Parameter-Efficient Fine-Tuning (PEFT) is a technique that allows us to adapt powerful Foundation Models (FMs) to diverse downstream tasks while preserving and unleashing their inherent capabilities. However, we have observed that existing PEFT methods, which are often designed with natural imagery in mind, struggle when applied to Remote Sensing (RS) scenarios. This is primarily due to their inability to handle artifact influences, a problem particularly severe in RS image features. To tackle this challenge, we introduce Earth-Adapter, the first PEFT method specifically designed for RS artifacts conquering. Earth-Adapter introduces a novel Mixture of Frequency Adaptation process that combines a Mixture of Adapter (MoA) with Discrete Fourier Transformation (DFT).

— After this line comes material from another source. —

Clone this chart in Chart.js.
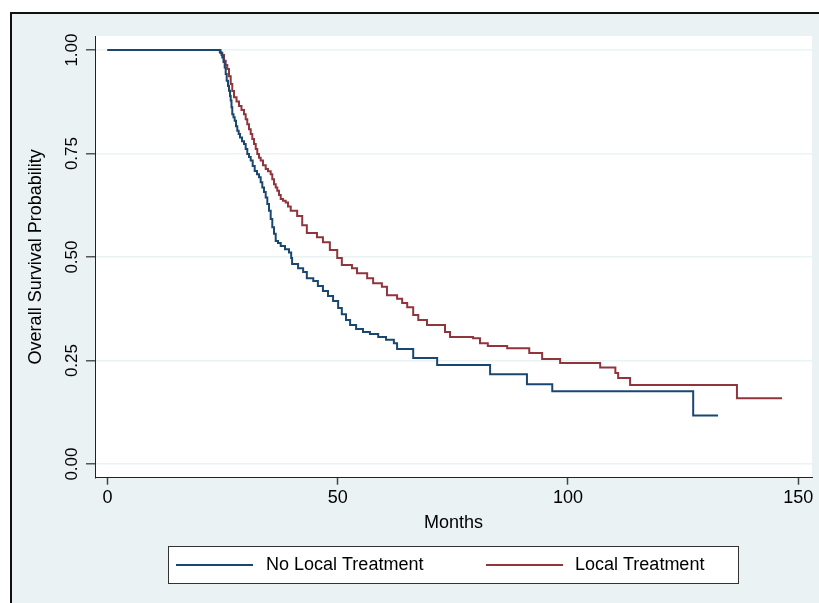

By utilizing DFT, Earth-Adapter can decompose features into different frequency components, precisely separating artifacts from original features. The MoA then dynamically assigns weights to each adapter expert, allowing for the combination of features across various frequency domains. These simple-yet-effective approaches enable Earth-Adapter to more efficiently overcome the disturbances caused by artifacts than previous PEFT methods, significantly enhancing the FMs' performance on RS scenarios. Experiments on Domain Adaptation (DA), and Domain Generalization (DG) semantic segmentation benchmarks showcase the Earth-Adapter's effectiveness. Compared with baseline Rein, Earth-Adapter significantly improves 9.0% mIoU in DA and 3.1% mIoU in DG benchmarks. Our code will be released at https://github.com/VisionXLab/Earth-Adapter.

Paper Structure

This paper contains 22 sections, 17 equations, 4 figures, 12 tables.

Figures (4)

  • Figure 1: Performance across various remote sensing image segmentation benchmarks between Frozen VFM (DINOv2-L), Rein (Baseline) and the proposed Earth-Adapter.
  • Figure 2: Motivation and Structure Details of Earth-Adapter (a) points out the artifact problems in existing PEFT methods. (b) illustrates how Earth-Adapter divides and conquers the artifacts by frequency-guided strategy and MoA framework. ①, ②, and ③ show the sequence of each step in the DFT operation. (c) introduces the details of the Earth-Adapter component structures.
  • Figure 3: Visualization of Predicted Segmentation Maps We Compare Earth-Adapter with the Frozen DINOv2-L backbone and our baseline Rein on eight cross-domain benchmarks. For the Potsdam and Vaihingen color map, white is the Impervious surface,red is the clutter, blue is the building, Cyan is the low vegetation, green is the tree, and yellow is the car. For LoveDA color map, red is the building, yellow is the road, blue is the water, purple is the barren, green is the forest, brown is the agriculture.
  • Figure 4: Visualization and PCA of Adapters' Feature Maps. 'Agg. Feature' represents the aggregated adapters' features. 'PCA' represents the Principal Component Analysis of features. All visualizations represent feature maps, not heatmaps. Thus only the semantic boundaries within the features should be focused rather than color intensities.